Paint a picture of where digitalization will be in 5 years. What things, in the area of crop science, will we be taking for granted that we can’t do today?

Every seed planted in the ground is an investment. It’s an investment in the ground and the soil, in proper weather, in adequate water access, and in the seed itself. It’s a careful risk-to-benefit analysis, and farmers rely on harvest for their livelihood, so these are big investment decisions.

Digital innovation at Bayer Crop Science is, in many ways, designed with them in mind. We’re aiming to mitigate that risk-to-benefit ratio and ensure that independent farmers have the resources to maximize their harvest. The benefit is the technology allows us to do this, while reducing its impact on the earth. Digitalization gives farmers a level of detail and knowledge regarding their own fields, soils, weather, etc. to help solve growing problems efficiently with much greater precision.

All farming possesses an inherent risk, and using these tools helps us farm more sustainably, in terms of both environmental resources and finances. In five years, I expect digitally enhanced offerings and financial recognition for sustainable farming practices to move from pilot scale. 

What do you view as Bayer’s most consequential sustainability issue? And what is Bayer doing to address it?

The agricultural world really has an opportunity to be a key player in reducing the effects of global warming. As a leader in the field, we’re in the unique position of being able to pave the way for sustainable agriculture and environmentally conscious practices. That’s why we’re committed to reducing Crop Science’s carbon footprint by 30% by 2030.

The world’s population is growing rapidly; it’s estimated to be 9.7 billion by 2050. That’s 9.7 billion people who will still need to eat, will still rely on agriculture to live. So, we have to find a way to scale up production, find ways to feed this growing population, without increasing, and in fact, reducing, our impact on the Earth. It’s really the only choice that we have.

And there’s a much deeper consumer interest in how crops are being grown: consumers want to know that their food is being grown sustainably. One of our more exciting projects is our carbon farming initiative, which not only looks to positively shift agriculture’s carbon impact but also creates financial recognition for farmers that participate. 
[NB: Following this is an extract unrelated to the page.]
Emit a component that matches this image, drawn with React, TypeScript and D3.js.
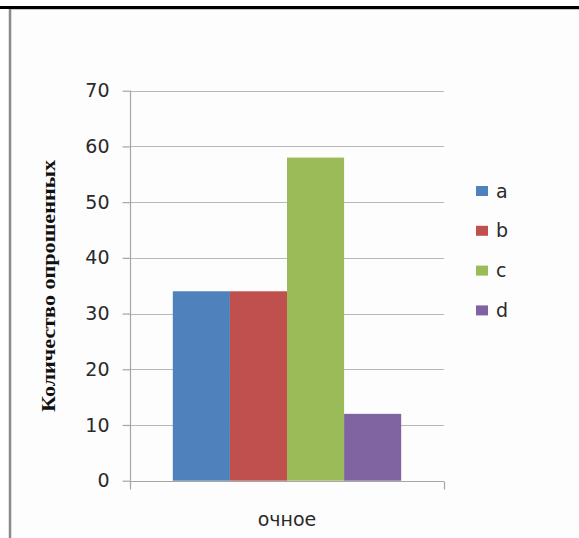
import { useEffect, useRef } from 'react';
import * as d3 from 'd3';

const categories = ['очное'];
const series = ['a', 'b', 'c', 'd'];
const values = [34, 34, 58, 12];
const seriesColors = ['#4f81bd', '#c0504d', '#9bbb59', '#8064a2'];
const yTicks = [0, 10, 20, 30, 40, 50, 60, 70];
const yTitle = 'Количество опрошенных';

export default function App() {
  const ref = useRef<SVGSVGElement>(null);

  useEffect(() => {
    const svg = d3.select(ref.current);
    svg.selectAll('*').remove();

    const width = 579;
    const height = 538;
    const left = 130;
    const right = 444;
    const top = 90.7;
    const bottom = 480.7;
    const font = "'DejaVu Sans', Verdana, sans-serif";

    // page frame
    svg.append('rect').attr('width', width).attr('height', height).attr('fill', '#ffffff');
    svg
      .append('rect')
      .attr('x', 11)
      .attr('y', 9)
      .attr('width', width - 11)
      .attr('height', height - 9)
      .attr('fill', '#fdfdfd');
    svg
      .append('line')
      .attr('x1', 0)
      .attr('x2', width)
      .attr('y1', 7.5)
      .attr('y2', 7.5)
      .attr('stroke', '#000')
      .attr('stroke-width', 3);
    svg
      .append('line')
      .attr('x1', 10)
      .attr('x2', width)
      .attr('y1', 9.5)
      .attr('y2', 9.5)
      .attr('stroke', '#c8c8c8')
      .attr('stroke-width', 1);
    svg
      .append('line')
      .attr('x1', 10)
      .attr('x2', 10)
      .attr('y1', 9)
      .attr('y2', height)
      .attr('stroke', '#8a8a8a')
      .attr('stroke-width', 2.5);

    const y = d3.scaleLinear().domain([0, 70]).range([bottom, top]);
    const x0 = d3.scaleBand().domain(categories).range([left, right]);
    const x1 = d3
      .scaleBand()
      .domain(series)
      .range([0, x0.bandwidth()])
      .paddingInner(0)
      .paddingOuter(0.75);

    // gridlines
    svg
      .append('g')
      .selectAll('line')
      .data(yTicks)
      .enter()
      .append('line')
      .attr('x1', left)
      .attr('x2', right)
      .attr('y1', d => Math.round(y(d)) + 0.5)
      .attr('y2', d => Math.round(y(d)) + 0.5)
      .attr('stroke', '#b8b8b8')
      .attr('stroke-width', 1.2);

    // bars
    svg
      .append('g')
      .selectAll('rect')
      .data(values)
      .enter()
      .append('rect')
      .attr('x', (d, i) => x0(categories[0])! + x1(series[i])!)
      .attr('y', d => y(d))
      .attr('width', x1.bandwidth())
      .attr('height', d => y(0) - y(d))
      .attr('fill', (d, i) => seriesColors[i]);

    // y axis
    const yAxis = d3.axisLeft(y).tickValues(yTicks).tickSize(8).tickPadding(13);
    const gy = svg.append('g').attr('transform', `translate(${left + 0.5},0)`).call(yAxis);
    gy.selectAll('path, line').attr('stroke', '#a6a6a6').attr('stroke-width', 1.2);
    gy.select('.domain').attr('d', `M0,${top}V${bottom}`);
    gy.selectAll('text')
      .attr('font-family', font)
      .attr('font-size', 19)
      .attr('fill', '#2a2a2a');

    // x axis
    const gx = svg.append('g').attr('transform', `translate(0,${Math.round(bottom) + 0.5})`);
    gx.append('line')
      .attr('x1', left)
      .attr('x2', right)
      .attr('stroke', '#a6a6a6')
      .attr('stroke-width', 1.2);
    gx.selectAll('line.tick')
      .data(x0.range())
      .enter()
      .append('line')
      .attr('class', 'tick')
      .attr('x1', d => d + 0.5)
      .attr('x2', d => d + 0.5)
      .attr('y1', 0)
      .attr('y2', 8)
      .attr('stroke', '#a6a6a6')
      .attr('stroke-width', 1.2);
    gx.selectAll('text')
      .data(categories)
      .enter()
      .append('text')
      .attr('x', d => x0(d)! + x0.bandwidth() / 2)
      .attr('y', 44)
      .attr('text-anchor', 'middle')
      .attr('font-family', font)
      .attr('font-size', 19)
      .attr('fill', '#2a2a2a')
      .text(d => d);

    // y title
    svg
      .append('text')
      .attr('transform', `translate(55,286) rotate(-90)`)
      .attr('text-anchor', 'middle')
      .attr('font-family', "'Liberation Serif', 'Times New Roman', serif")
      .attr('font-weight', 'bold')
      .attr('font-size', 19)
      .attr('textLength', 252)
      .attr('lengthAdjust', 'spacingAndGlyphs')
      .attr('fill', '#111')
      .text(yTitle);

    // legend
    const legendItem = svg
      .append('g')
      .attr('transform', 'translate(476,191)')
      .selectAll('g')
      .data(series)
      .enter()
      .append('g')
      .attr('transform', (d, i) => `translate(0, ${i * 39.8})`);
    legendItem
      .append('rect')
      .attr('y', -5)
      .attr('width', 12)
      .attr('height', 10)
      .attr('fill', (d, i) => seriesColors[i]);
    legendItem
      .append('text')
      .attr('x', 20)
      .attr('dy', '0.35em')
      .attr('font-family', font)
      .attr('font-size', 19)
      .attr('fill', '#2a2a2a')
      .text(d => d);
  }, []);

  return (
    <div style={{ position: 'absolute', left: 0, top: 0 }}>
      <svg ref={ref} width={579} height={538} style={{ display: 'block' }} />
    </div>
  );
}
While not widely known, ACS has a time machine. We’re going to bring back Gregor Mendel so he can work with Bayer Crop Science. Where, in your group, will you put him to work, and what will you want him to accomplish?

As the father of modern genetics, it would only make sense for him to join our plant breeding organization – that is, after I’m done with my excited introductions. With our advanced data, analytics, and technology at his fingertips, I can only imagine what he would be able to accomplish.

You grew up in western Canada, lived in the United States, and now work in Germany. ACS will purchase tickets for you to one of the following, but only one. Which shall it be? The Stanley Cup Finals, the Super Bowl, the World Cup, or the Winter Olympics?

As an overall sports enthusiast, this is such a hard one to answer. Collegiate sports are my passion area – I’m a die-hard Penn State fan. But if I had to choose, I’d lean into my Canadian roots and go with the Stanley Cup Finals. 

This article has been edited for length and clarity. The opinions expressed in this article are the author's own and do not necessarily reflect the view of their employer or the American Chemical Society.